Les deux journalistes couvraient le massacre du peuple rohingya par l'armée birmane en 2017 et disent qu'ils sont victimes d'un complot de la police.

« Ce verdict porte gravement atteinte à la légalité et à la liberté de la presse au Myanmar et trahit le combat de plusieurs décennies mené par le peuple birman pour la démocratie », a dénoncé Mme Freeland dans un communiqué écrit en septembre.

Le Royaume-Uni et les États-Unis ont également condamné le verdict, aux côtés de nombreuses organisations internationales de défense des droits de l'homme.

Mme Freeland a qualifié l'assassinat de M. Khashoggi d'« odieux et (d') attaque insensée contre la liberté d'expression et la liberté de la presse ». Le Canada a également imposé des sanctions à 17 Saoudiens liés au meurtre, gelant leurs avoirs et leur interdisant d'entrer dans le pays.

Elle a appelé à plusieurs reprises à une enquête internationale indépendante afin que les assassins de M. Khashoggi puissent être traduits en justice.

Mme Freeland et le premier ministre Justin Trudeau ont maintes fois défendu une presse libre, élément indispensable d'une démocratie florissante.
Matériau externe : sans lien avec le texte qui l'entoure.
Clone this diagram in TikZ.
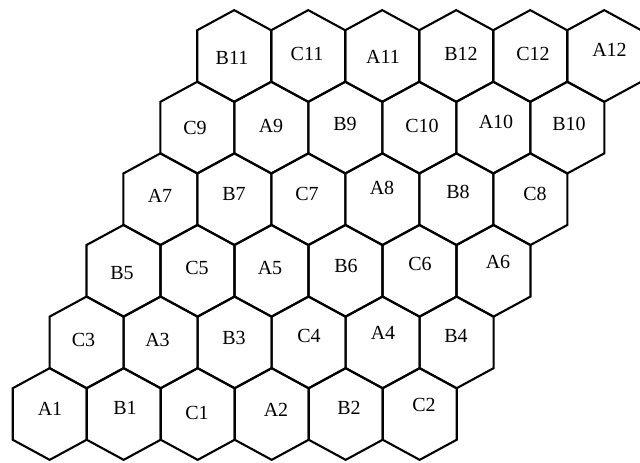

Bien qu'ils n'aient pas critiqué directement M. Trump, leur défense infaillible des médias s'est produite au milieu d'attaques sans précédent du président américain contre la liberté de la presse.

M. Trump a appelé les médias « l'ennemi du peuple » et les a critiqués pour avoir transmis de « fausses informations » à leurs lecteurs. Il a également qualifié les journalistes de « fous déments ».

« Les faux médias dans notre pays sont le véritable parti de l'opposition, a déclaré M. Trump sur Twitter. C'est vraiment l'ennemi du peuple ! Nous devons ramener l'honnêteté au journalisme et aux reportages ! »

En décembre, le groupe de défense des droits Reporters sans frontières avait annoncé que les États-Unis étaient officiellement entrés dans le classement des cinq pays les plus mortels au monde où les journalistes travaillent.

Le 28 juin, quatre journalistes et un représentant commercial ont été tués par un homme armé qui a ouvert le feu dans les bureaux d'un journal du Maryland, le Capital Gazette, lors de l'attaque la plus meurtrière perpétrée contre les médias au cours de l'histoire récente des États-Unis.

En décembre, le rapport annuel du Comité pour la protection des journalistes indiquait que le nombre de journalistes tués dans le monde entier en représailles pour leur travail avait presque doublé en 2018.

Selon le rapport, 34 journalistes ont été tués en représailles pour leur travail et au moins 53 au total. En 2017, 18 journalistes avaient été tués en guise de représailles et 47 décès ont été recensés.